Reflections from the Swamp

Dear Reader,
I’ve spent most of my life spreading manure—both in the garden and, if I’m honest, in my writing. In both cases, the trick is balance. A little manure enriches things; too much, and you’ll smother what might have grown into something beautiful.
Gardeners, as you know, use all kinds of fertilizers. The packaged kind comes with clear tables indicating the amount to use per square meter. Manure, however, is more unpredictable. It’s primarily suitable for adding nitrogen and humus, but it’s not a balanced fertilizer. In life, as in soil, balance is everything.
We acclimatize to both the good and bad smells around us. The aroma of a bakery is unforgettable. Step into Baker Bob’s, and the heavenly fragrance of fresh bread greets you. Stay there long enough, and you stop noticing it. Likewise, if you drive around with a van full of manure, you’ll stop smelling it too—though your passengers won’t. Those pine-scented air fresheners dangling from the mirror are no match for nature’s truth.

In good fictional writing, readers look for authenticity — characters and emotions that feel true even in imagined worlds. They seek balance between clarity and mystery, where each word enriches rather than clutters the story. Above all, they crave transformation — a sense that something, whether in the characters or themselves, has changed by the end.
Unfortunately, our minds acclimate to the daily bombardment of a different kind of manure—from newsfeeds, social media, and endless chatter. It’s spread thick, steaming, and unfiltered. At first, it’s shocking. However, after a while, we become accustomed to the smell. We close the windows, light some scented candles, and pretend it’s normal. Then winter comes, and we hope the snow will cover it all up. But, as it always does, the snow melts—and the truth seeps back to the surface.
The Fertilizer of Words
Delmer, my neighbour, an armchair philosopher, understood manure better than most. You can often see him wearing his Montreal Canadiens ball cap, a red and black checkered jacket, and rubber boots, out in his garden. He has been gardening for most of his seventy years and continually improves his soil and crops. Every spring, while others opened neat bags of commercial fertilizer, he would roll out wheelbarrows piled high with horse manure—rich, glistening, and aromatic enough to make even the worms gasp for fresh air.
“This,” he’d declare proudly, “is the scent of life itself!” I knew he didn’t mean life stinks, so I let his statement stand.
Delmer’s garden thrived under his earthy devotion. His tomatoes glowed like small suns, beans climbed ambitiously toward heaven, and his carrots grew stout and smug beneath the soil. But one spring, Delmer grew overconfident.
“If a little manure brings life,” he mused, “then a lot will bring a super crop!”
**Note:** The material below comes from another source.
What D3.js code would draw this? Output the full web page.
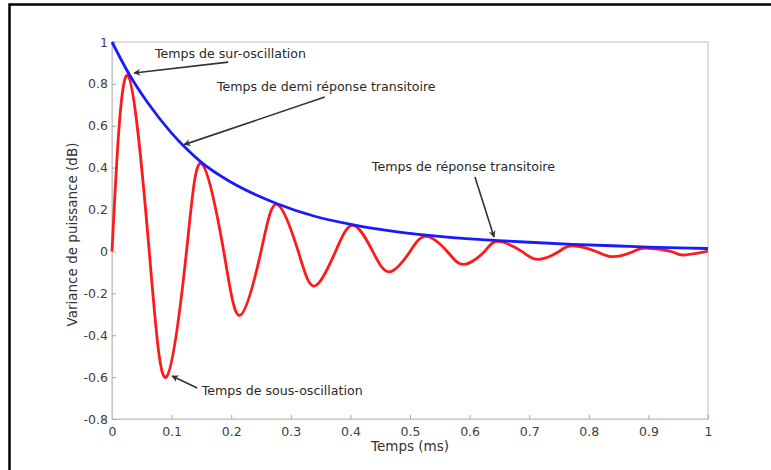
<!DOCTYPE html>
<html>
<head>
<meta charset="utf-8">
<script src="https://cdn.jsdelivr.net/npm/d3@7"></script>
<style>
  html, body { margin: 0; padding: 0; background: #fff; }
  svg { display: block; }
</style>
</head>
<body>
<svg id="chart" width="771" height="470"></svg>
<script>
// Damped oscillation (red) and its decay envelope (blue)
const oscX = [0, 0.026, 0.0625, 0.091, 0.125, 0.150, 0.1875, 0.215, 0.25, 0.277, 0.3125, 0.34, 0.375, 0.405,
              0.4375, 0.466, 0.5, 0.527, 0.5625, 0.59, 0.625, 0.648, 0.6875, 0.715, 0.75, 0.772, 0.8125,
              0.84, 0.875, 0.895, 0.9375, 0.958, 1];
const oscY = [0, 0.84, 0, -0.60, 0, 0.42, 0, -0.305, 0, 0.225, 0, -0.165, 0, 0.125,
              0, -0.097, 0, 0.072, 0, -0.062, 0, 0.048, 0, -0.038, 0, 0.027, 0,
              -0.025, 0, 0.016, 0, -0.017, 0.002];

const envX = [0, 0.03, 0.06, 0.1, 0.125, 0.15, 0.2, 0.277, 0.34, 0.405, 0.47, 0.527, 0.6, 0.648,
              0.7, 0.772, 0.85, 0.9, 0.95, 1];
const envY = [1, 0.84, 0.71, 0.565, 0.49, 0.425, 0.33, 0.228, 0.168, 0.127, 0.097, 0.078, 0.06, 0.052,
              0.044, 0.034, 0.026, 0.021, 0.017, 0.014];

const xTicks = [0, 0.1, 0.2, 0.3, 0.4, 0.5, 0.6, 0.7, 0.8, 0.9, 1];
const yTicks = [-0.8, -0.6, -0.4, -0.2, 0, 0.2, 0.4, 0.6, 0.8, 1];

const noteText = ["Temps de sur-oscillation", "Temps de demi réponse transitoire",
                  "Temps de réponse transitoire", "Temps de sous-oscillation"];
// arrow tip, arrow tail and label anchor, in data units
const noteTip  = [[0.037, 0.852], [0.121, 0.51], [0.641, 0.069], [0.1007, -0.595]];
const noteTail = [[0.195, 0.904], [0.357, 0.737], [0.609, 0.355], [0.143, -0.652]];
const noteAt   = [[0.072, 0.947], [0.176, 0.787], [0.436, 0.405], [0.1505, -0.662]];

const svg = d3.select("#chart");
const plotL = 112, plotR = 708, plotT = 42, plotB = 419;

const x = d3.scaleLinear().domain([0, 1]).range([plotL, plotR]);
const y = d3.scaleLinear().domain([-0.8, 1]).range([plotB, plotT]);

// outer frame
svg.append("rect").attr("x", 9.5).attr("y", 4.5).attr("width", 800).attr("height", 500)
  .attr("fill", "none").attr("stroke", "#000").attr("stroke-width", 2.5);

// plot box
svg.append("rect").attr("x", plotL).attr("y", plotT).attr("width", plotR - plotL).attr("height", plotB - plotT)
  .attr("fill", "none").attr("stroke", "#c8c8c8").attr("stroke-width", 1.2);

const font = "'DejaVu Sans', Verdana, sans-serif";
const plain = d => String(d);

const xAxis = svg.append("g").attr("transform", `translate(0,${plotB})`)
  .call(d3.axisBottom(x).tickValues(xTicks).tickFormat(plain).tickSizeInner(-4).tickSizeOuter(0).tickPadding(8));
const yAxis = svg.append("g").attr("transform", `translate(${plotL},0)`)
  .call(d3.axisLeft(y).tickValues(yTicks).tickFormat(plain).tickSizeInner(-4).tickSizeOuter(0).tickPadding(4));
[xAxis, yAxis].forEach(g => {
  g.select(".domain").attr("stroke", "#c8c8c8").attr("stroke-width", 1.2);
  g.selectAll(".tick line").attr("stroke", "#aaa");
  g.selectAll(".tick text").attr("fill", "#404040").style("font-family", font).style("font-size", "12.5px");
});

// envelope and oscillation
const oscPts = oscX.map((v, i) => [v, oscY[i]]);
const envPts = envX.map((v, i) => [v, envY[i]]);

svg.append("path").datum(oscPts)
  .attr("d", d3.line().x(d => x(d[0])).y(d => y(d[1])).curve(d3.curveNatural))
  .attr("fill", "none").attr("stroke", "#ff1a1a").attr("stroke-width", 2.8).attr("stroke-linejoin", "round");

svg.append("path").datum(envPts)
  .attr("d", d3.line().x(d => x(d[0])).y(d => y(d[1])).curve(d3.curveMonotoneX))
  .attr("fill", "none").attr("stroke", "#1a1aff").attr("stroke-width", 2.8);

// axis titles
svg.append("text").attr("x", (plotL + plotR) / 2).attr("y", 451).attr("text-anchor", "middle")
  .style("font-family", font).style("font-size", "13.5px").attr("fill", "#333").text("Temps (ms)");
svg.append("text").attr("transform", `translate(77,${(plotT + plotB) / 2 + 4}) rotate(-90)`).attr("text-anchor", "middle")
  .style("font-family", font).style("font-size", "13.5px").attr("fill", "#333").text("Variance de puissance (dB)");

// annotations
svg.append("defs").append("marker").attr("id", "head")
  .attr("viewBox", "0 0 10 10").attr("refX", 9).attr("refY", 5)
  .attr("markerWidth", 7).attr("markerHeight", 7).attr("markerUnits", "userSpaceOnUse")
  .attr("orient", "auto")
  .append("path").attr("d", "M0,0 L10,5 L0,10 L3,5 Z").attr("fill", "#333");

noteText.forEach((t, i) => {
  svg.append("line")
    .attr("x1", x(noteTail[i][0])).attr("y1", y(noteTail[i][1]))
    .attr("x2", x(noteTip[i][0])).attr("y2", y(noteTip[i][1]))
    .attr("stroke", "#333").attr("stroke-width", 1.6).attr("marker-end", "url(#head)");
  svg.append("text").attr("x", x(noteAt[i][0])).attr("y", y(noteAt[i][1])).attr("dy", "0.35em")
    .style("font-family", font).style("font-size", "12.6px").attr("fill", "#2a2a2a").text(t);
});
</script>
</body>
</html>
So, he spread it thick. Too thick. For a brief moment, his garden looked magnificent. Then came the slow rebellion—tomatoes browning at the edges, beans had bright green leaves with no flowers, and cabbage plants that were huge but didn’t form heads. Delmer scratched his head. “Perhaps manure has a limit,” he sighed.
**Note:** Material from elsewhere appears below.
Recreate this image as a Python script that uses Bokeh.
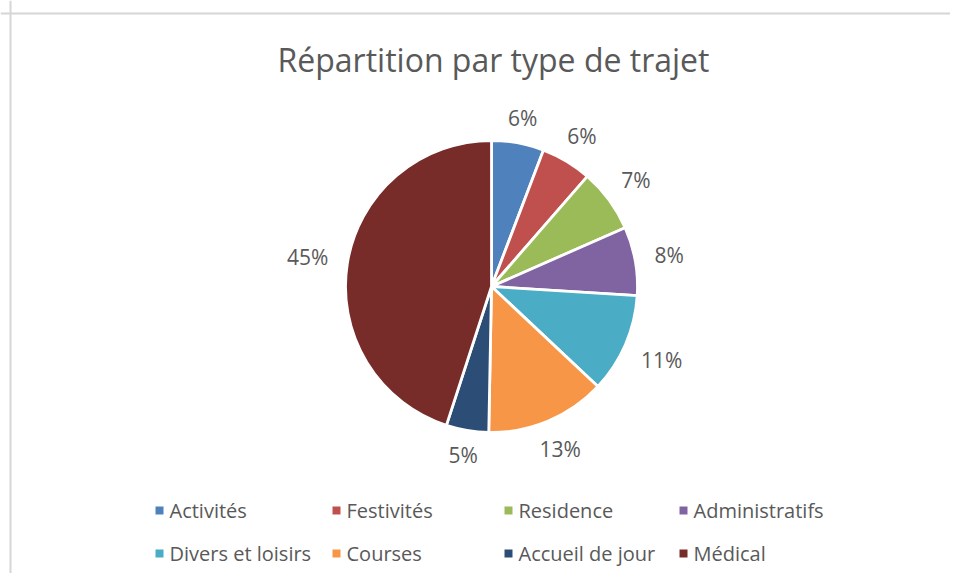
import math
from bokeh.plotting import figure
from bokeh.models import Range1d, Span, ColumnDataSource
from bokeh.core.properties import value
from bokeh.embed import file_html
from bokeh.resources import INLINE

# ---- data ----
title_text = "Répartition par type de trajet"
categories = ["Activités", "Festivités", "Residence", "Administratifs",
              "Divers et loisirs", "Courses", "Accueil de jour", "Médical"]
shares = [5.8, 5.6, 7.0, 7.6, 11.0, 13.3, 4.7, 45.0]
colors = ["#4F81BD", "#C0504D", "#9BBB59", "#8064A2",
          "#4BACC6", "#F79646", "#2C4D75", "#772C2A"]

# ---- layout constants (pixel-like data units, origin = pie centre) ----
W, H = 950, 573
CX, CY = 491, 286            # pie centre inside the figure, in px
R = 146
GAP = 20
TXT = "#595959"
FONT = "Open Sans"

p = figure(width=W, height=H, output_backend="svg", toolbar_location=None,
           x_range=Range1d(-CX, W - CX), y_range=Range1d(-(H - CY), CY),
           x_axis_type=None, y_axis_type=None, min_border=0)
p.outline_line_color = None
p.grid.visible = False
p.background_fill_color = "white"
p.border_fill_color = "white"

# chart border (top & left visible)
p.add_layout(Span(location=CY - 13, dimension="width", line_color="#D6D6D6", line_width=2))
p.add_layout(Span(location=-(CX - 10), dimension="height", line_color="#D6D6D6", line_width=2))

# ---- wedges ----
total = sum(shares)
starts, ends, mids = [], [], []
acc = 0.0
for s in shares:
    a0 = acc / total * 2 * math.pi
    acc += s
    a1 = acc / total * 2 * math.pi
    starts.append(math.pi / 2 - a0)
    ends.append(math.pi / 2 - a1)
    mids.append((a0 + a1) / 2)

src = ColumnDataSource(dict(start=starts, end=ends, color=colors, cat=categories))
p.wedge(x=0, y=0, radius=R, start_angle="start", end_angle="end",
        direction="clock", fill_color="color", line_color="white",
        line_width=2.8, source=src)

# ---- percentage labels (outside end) ----
labels = [f"{round(s / total * 100)}%" for s in shares]
lx, ly = [], []
for lab, m in zip(labels, mids):
    ux, uy = math.sin(m), math.cos(m)
    w = (len(lab) - 1) * 11.5 / 2 + 8.5
    h = 3.0
    d = R + GAP + w * abs(ux) + h * abs(uy)
    lx.append(d * ux)
    ly.append(d * uy)
p.text(x=lx, y=ly, text=labels, text_font=value(FONT), text_font_size="21px",
       text_color=TXT, text_align="center", text_baseline="middle")

# ---- title ----
p.text(x=[2], y=[CY - 59], text=[title_text], text_font=value(FONT),
       text_font_size="32px", text_color=TXT, text_align="center",
       text_baseline="alphabetic")

# ---- legend (4 columns x 2 rows) ----
col_x = [159, 336, 508, 683]
row_y = [510, 553]
sq_x, sq_y, tx, ty = [], [], [], []
for i, cat in enumerate(categories):
    xpx = col_x[i % 4] - CX
    ypx = CY - row_y[i // 4]
    sq_x.append(xpx)
    sq_y.append(ypx)
    tx.append(xpx + 10)
    ty.append(ypx)
p.scatter(x=sq_x, y=sq_y, marker="square", size=8, fill_color=colors, line_color=None)
p.text(x=tx, y=ty, text=categories, text_font=value(FONT), text_font_size="20px",
       text_color=TXT, text_align="left", text_baseline="middle")

open("out.html", "w").write(file_html(p, INLINE))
That evening, he turned to his writing—a weekly essay about truth and beauty. But when he reread his draft, he noticed something familiar: his ideas were buried under too much cleverness, too many metaphors, too much manure.
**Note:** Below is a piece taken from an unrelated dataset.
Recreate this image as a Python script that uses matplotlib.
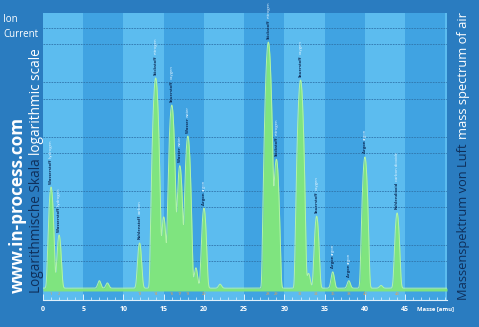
import numpy as np
import matplotlib.pyplot as plt
from matplotlib.ticker import MultipleLocator

# peaks (mass in amu, ion current, log scale)
masses = [1, 2, 7, 8, 12, 14, 15, 16, 17, 18, 19, 20, 22, 28, 29, 32, 33, 34, 36, 38, 40, 42, 44]
heights = [11.7, 1.53, 0.22, 0.2, 1.09, 1200, 3.3, 380, 29, 102, 0.38, 4.8, 0.19,
           5500, 38, 1100, 0.3, 3.4, 0.32, 0.22, 42, 0.18, 3.9]
baseline = 0.16

label_masses = [1, 2, 12, 14, 16, 17, 18, 20, 28, 29, 32, 34, 36, 38, 40, 44]
label_de = ['Wasserstoff', 'Wasserstoff', 'Kohlenstoff', 'Stickstoff', 'Sauerstoff', 'Wasser',
            'Wasser', 'Argon', 'Stickstoff', 'Stickstoff', 'Sauerstoff', 'Sauerstoff',
            'Argon', 'Argon', 'Argon', 'Kohlendioxid']
label_en = ['hydrogen', 'hydrogen', 'carbon', 'nitrogen', 'oxygen', 'water', 'water', 'argon',
            'nitrogen', 'nitrogen', 'oxygen', 'oxygen', 'argon', 'argon', 'argon', 'carbon dioxide']

plt.rcParams['font.family'] = ['Open Sans', 'DejaVu Sans']

frame = '#2a7cc0'
light = '#5cbcef'
dark = '#40a3e2'
navy = '#0f2f5a'
green = '#7fe47f'
edge = '#b2f3a8'
orange = '#f0a040'

fig = plt.figure(figsize=(4.79, 3.27), dpi=100, facecolor=frame)
ax = fig.add_axes([43 / 479, 27 / 327, 404 / 479, 287 / 327])
ax.set_facecolor(light)

# stripes every 5 amu
for i, x0 in enumerate(range(0, 50, 5)):
    ax.axvspan(x0, x0 + 5, color=light if i % 2 == 0 else dark, lw=0, zorder=0)

# peak shapes
sigma = 0.18
x = np.linspace(0, 50.2, 6000)
y = np.full_like(x, baseline)
for m, h in zip(masses, heights):
    y += (h - baseline) * np.exp(-(x - m) ** 2 / (2 * sigma ** 2))

ax.set_yscale('log')
ax.set_ylim(10 ** -1.014, 10 ** 4.277)
ax.set_xlim(0, 50.2)

for k in range(0, 5):
    for v in (10 ** k, 5 * 10 ** (k - 1)):
        ax.axhline(v, color='#2f74aa', lw=0.6, ls=(0, (2, 1.2)), zorder=1)

ax.fill_between(x, 0.142, y, color=green, lw=0, zorder=2)
ax.plot(x, y, color=edge, lw=0.7, zorder=3)

# peak labels, German in navy then English in white above it
for m, de, en in zip(label_masses, label_de, label_en):
    h = heights[masses.index(m)]
    t1 = ax.annotate(de, xy=(m, h), xytext=(0, 2.5), textcoords='offset points',
                     rotation=90, ha='center', va='bottom', fontsize=3.0,
                     color=navy, fontweight='bold', zorder=5)
    ax.annotate(en, xy=(0.5, 1), xycoords=t1, xytext=(0, 0.8), textcoords='offset points',
                rotation=90, ha='center', va='bottom', fontsize=3.0,
                color='#e8f6ff', zorder=5)

# small orange mass numbers just above the axis
for m in label_masses:
    ax.text(m, 0.015, str(m), transform=ax.get_xaxis_transform(), color=orange,
            fontsize=2.8, ha='center', va='bottom', zorder=6)

for s in ['left', 'right', 'top']:
    ax.spines[s].set_visible(False)
ax.spines['bottom'].set_color('#dff0fb')
ax.spines['bottom'].set_linewidth(0.8)
ax.set_yticks([])
ax.yaxis.set_minor_locator(plt.NullLocator())
ax.xaxis.set_minor_locator(MultipleLocator(1))
ax.set_xticks(range(0, 50, 5))
ax.tick_params(axis='x', which='major', direction='in', length=4, width=0.7,
               color='#dff0fb', labelcolor='white', labelsize=5, pad=4)
ax.tick_params(axis='x', which='minor', direction='in', length=2, width=0.5, color='#dff0fb')
for lab in ax.get_xticklabels():
    lab.set_fontweight('bold')

fig.text(417 / 479, 1 - 309 / 327, 'Masse [amu]', color='white', fontsize=4.2,
         ha='left', va='center', fontweight='bold')

fig.text(3 / 479, 1 - 14 / 327, 'Ion\nCurrent', color='white', fontsize=7,
         ha='left', va='top', linespacing=1.5)

# left side texts
ax.annotate('www.in-process.com', xy=(18, 327 - 293), xycoords='figure pixels',
            rotation=90, ha='center', va='bottom', fontsize=12.3, fontweight='bold',
            color='white', annotation_clip=False)
left1 = ax.annotate('Logarithmische Skala', xy=(37, 327 - 293), xycoords='figure pixels',
                    rotation=90, ha='center', va='bottom', fontsize=9.8,
                    color=navy, annotation_clip=False)
ax.annotate('logarithmic scale', xy=(0.5, 1), xycoords=left1, xytext=(0, 2),
            textcoords='offset points', rotation=90, ha='center', va='bottom',
            fontsize=9.8, color='white', annotation_clip=False)

# right side texts
right1 = ax.annotate('Massenspektrum von Luft', xy=(463, 327 - 300), xycoords='figure pixels',
                     rotation=90, ha='center', va='bottom', fontsize=9.3,
                     color=navy, annotation_clip=False)
ax.annotate('mass spectrum of air', xy=(0.5, 1), xycoords=right1, xytext=(0, 3),
            textcoords='offset points', rotation=90, ha='center', va='bottom',
            fontsize=9.3, color='white', annotation_clip=False)

fig.savefig('out.png', dpi=100, facecolor=frame)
“Ah,” he said, “too much manure here as well.”
So, he trimmed the excess, pruned his adjectives, and let the truth breathe again. His essay recovered its balance—rooted in honesty, enriched by just enough embellishment to keep it alive, but not so much as to choke the life out of it.
He leaned back, smiling. “Manure,” he mused, “is like humility—it works best when it’s under the surface, not spread all over the place.”
In tending both garden and prose, Delmer found the same truth: growth comes from balance, patience, and a touch of humour. Too much fertilizer—of any kind—only burns the nourishing roots. It all seemed as obvious as the nose on a moose.
So let us all be careful manure spreaders. Let us season our soil and our sentences with wisdom, not excess. For in both gardens and in writing, it’s not the quantity of manure that matters—it’s the quality of what grows from it. The art of life is knowing when to let things flourish naturally and when to take a shovel and add a little manure.